While organics had already been detected in situ on the comet’s surface by instruments on-board Philae and from orbit by Rosetta’s ROSINA , those were both in the form of gases resulting from the sublimation of ices. By contrast, COSIMA has made its detections in solid dust.
Their presence was only ever hinted at in previous comet missions, which flew by their targets at high speed and, as a result, disrupted the particles, making characterisation challenging. But Rosetta is orbiting Comet 67P/C-G and can catch dust particles moving at low speed.
“Our analysis reveals carbon in a far more complex form than expected,” remarked Hervé Cottin, one of the authors of the paper reporting the result that is published in Nature today. “It is so complex, we can’t give it a proper formula or a name!”
The organic signatures of seven particles are presented in the paper, which the COSIMA team say are representative of the two hundred plus grains analysed so far.
The carbon is found to be mixed with other previously reported elements such as sodium, magnesium, aluminium, silicon, calcium and iron. It is bound in very large macromolecular compounds similar to the insoluble organic matter found in carbonaceous chondrite meteorites that have fallen to Earth, but with a major difference: there is much more hydrogen found in the comet’s samples than in meteorites.
But as this kind of meteorite is associated with reasonably well-processed parent bodies such as asteroids, it is reasonable to assume that they lost their hydrogen due to heating. By contrast, comets must have avoided such significant heating to retain their hydrogen, and therefore must contain more primitive material.
From analyses of meteorites and laboratory simulations, the team was also expecting to identify a wide diversity of organic material in Comet 67P/C-G, ranging from very small molecules to heavy (or ‘high molecular weight’) organics.

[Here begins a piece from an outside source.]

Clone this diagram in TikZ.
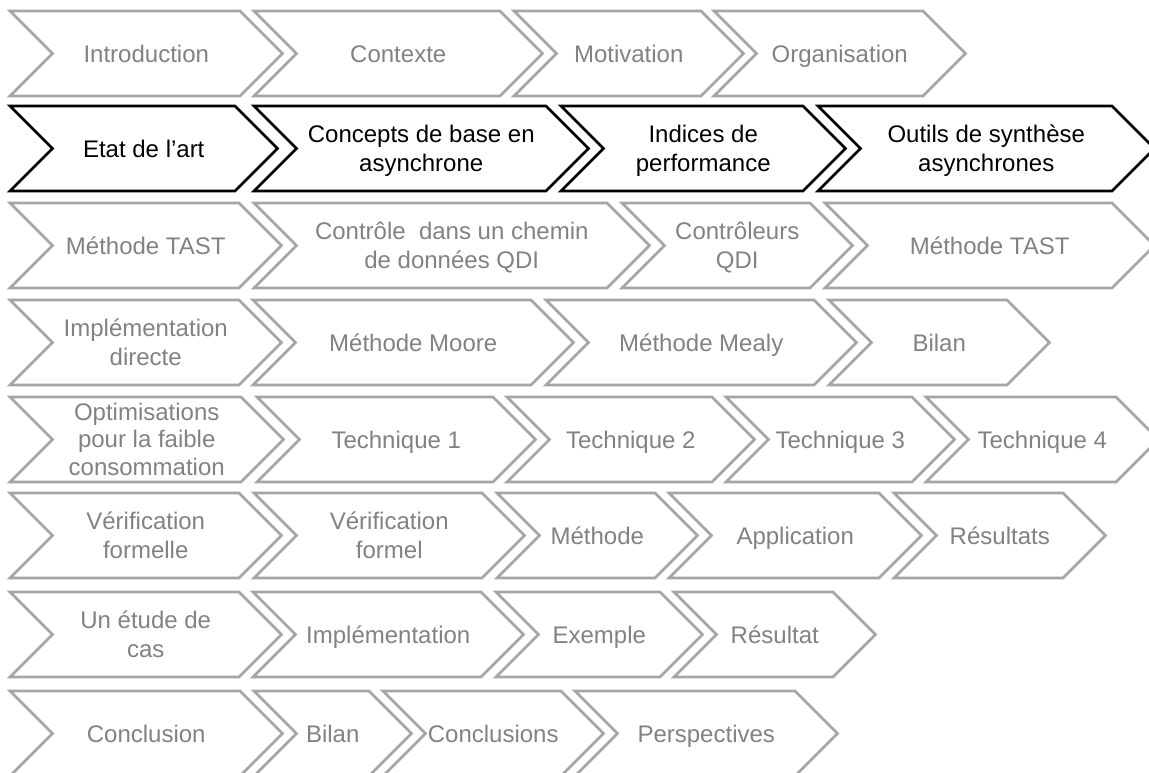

Although Rosetta’s ROSINA and Philae’s PTOLEMY and COSAC instruments detected numerous low-molecular weight volatile organic molecules, COSIMA only saw very large carbon-bearing macromolecules in the dust particles, with nothing in between. This suggests potentially different sources for the lightweight volatile and heavier refractory carbonaceous material detected in the comet.
“Although we cannot know if the organics seen in these dust particles were created in the interstellar medium before the protoplanetary nebula came together, or in the protoplanetary disk during early Solar System formation, COSIMA’s dust grains are certainly witnesses to early formation processes, including that of the comet itself,” says Nicolas Fray, first author of the paper.
“These particles have remained pristine and untouched for billions of years until they were released in the days or weeks before being ‘caught’ by COSIMA,” adds Martin Hilchenbach, principal investigator of COSIMA. “The results add to the growing picture that Comet 67P/C-G contains some of the most primitive material from our Solar System’s early history.”
“High molecular weight organic matter in the particles of comet 67P/Churyumov-Gerasimenko” by N. Fray et al is published in Nature.